コラム『所長の眼鏡』

1000人のおっぱいを吸った男2023.08.01

 

「顧客リサーチは大事」わかりきったことです。

表題だけ読むと、どういうこと??と思うかもしれませんが、創業者ってすごいな、とあらためて衝撃を受けました。

 

昭和29年、戦時中シベリアに抑留されるも、生きて日本に帰った仲田祐一氏は、「日本の将来にいちばん大事なものは赤ちゃんだ」と考え、哺乳瓶など、いちばん命にかかわる部分の仕事をしようと創業。

そこでできたのが、赤ちゃん用品の会社ピジョンの前身となるピジョン哺乳器本舗です。

 

 

ある日、薬局からなにやら数を数える声が…。

返品と書かれた段ボール箱の中に投げ込まれてゆく哺乳瓶たち。

「やっぱり赤ちゃんは、お母さんのおっぱいで育てるのが一番でしょ」薬局の店主の言うことは確かに当たっていました。

当時の哺乳瓶は開発が遅れ、品質も粗悪なゴム素材。まだまだ母乳で育てるのが一般的な時代だったのです。

 

「何とか赤ちゃんの気持ちになって、哺乳瓶が作れないものか…」仲田氏は考えますが、とはいえ、顧客リサーチ(赤ちゃんに感想を聞くなど)はできません。

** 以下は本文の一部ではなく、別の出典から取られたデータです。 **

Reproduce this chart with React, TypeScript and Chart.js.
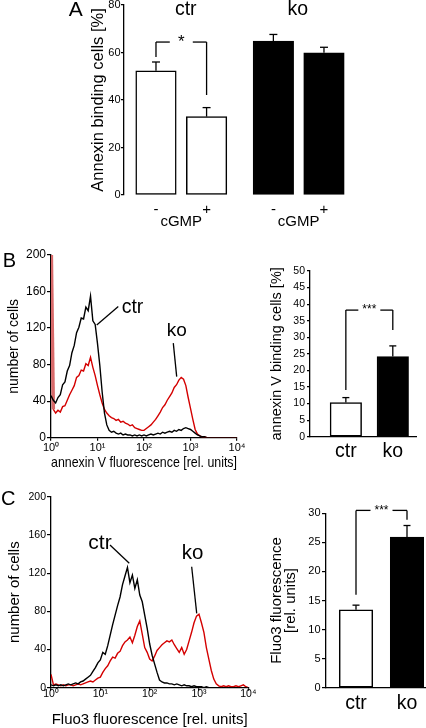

そのとき彼が思いついたのは、赤ちゃんの気持ちに近づくには、自分も赤ちゃんの気持ちになって本物のおっぱいを吸ってみるしかない」ということでした。

(普通そうなりますかね???)

彼は道行く女性に声をかけ始めました。

「すみません、あなたのおっぱいを吸わせてもらいませんか?」

(もう変質者です。)しかし、そう簡単にいきません。(当たり前です。今だと捕まります。)

 

断られ続けた仲田氏は、仕方なく断念し、気分転換に飲み屋へ出かけていきました。

隣に座ったホステス・英子としばらくやりとりをするうち、彼女には生まれて間もない赤ちゃんがいることが判明しました。

しかも、哺乳瓶を使っているが、うまく飲んでくれなくて困っているというのです。

 

「あなたおっぱいを吸わせていただけませんか?」・・・一瞬の沈黙。

 

思い切ってうちあける彼に、英子は戸惑いながらも、承諾してくれたのです。

こうして仲田氏の実地研究、「おっぱい行脚」が始まりました。

彼は出産経験のある水商売の女性に声をかけ、研究を続けること6年。

何とその対象者は1000人近くにも上っていたそうです。

 

たとえ社員に白い目で見られようと、ひたすらおっぱい行脚を続け、新しい乳首の開発に情熱を燃やした仲田氏。

今では科学的に解明されていますが、当時はまだ知られていなかった、赤ちゃんのミルクを飲む時の舌の動き蠕動様運動にも注目し、開発のヒントにしたそうです。

そして、ついに新素材イソプレインを使った、極めて本物に近い質感の乳首を開発することに成功したのです。

その結果、日本赤十字病院の医師が、新しく開発した哺乳瓶を公認してくれ、その他多くの病院にも認められるようになったのです。

 

こんにちは赤ちゃんの大ヒットを受けて始まったベビーブームの中、ピジョンは国内の哺乳瓶シェア80%を占めるほどの企業へと成長し、現在もそのシェアを誇っています。

 

自分はやった気になっていないか、「とことんやる」この凄まじい行動力には驚かされました。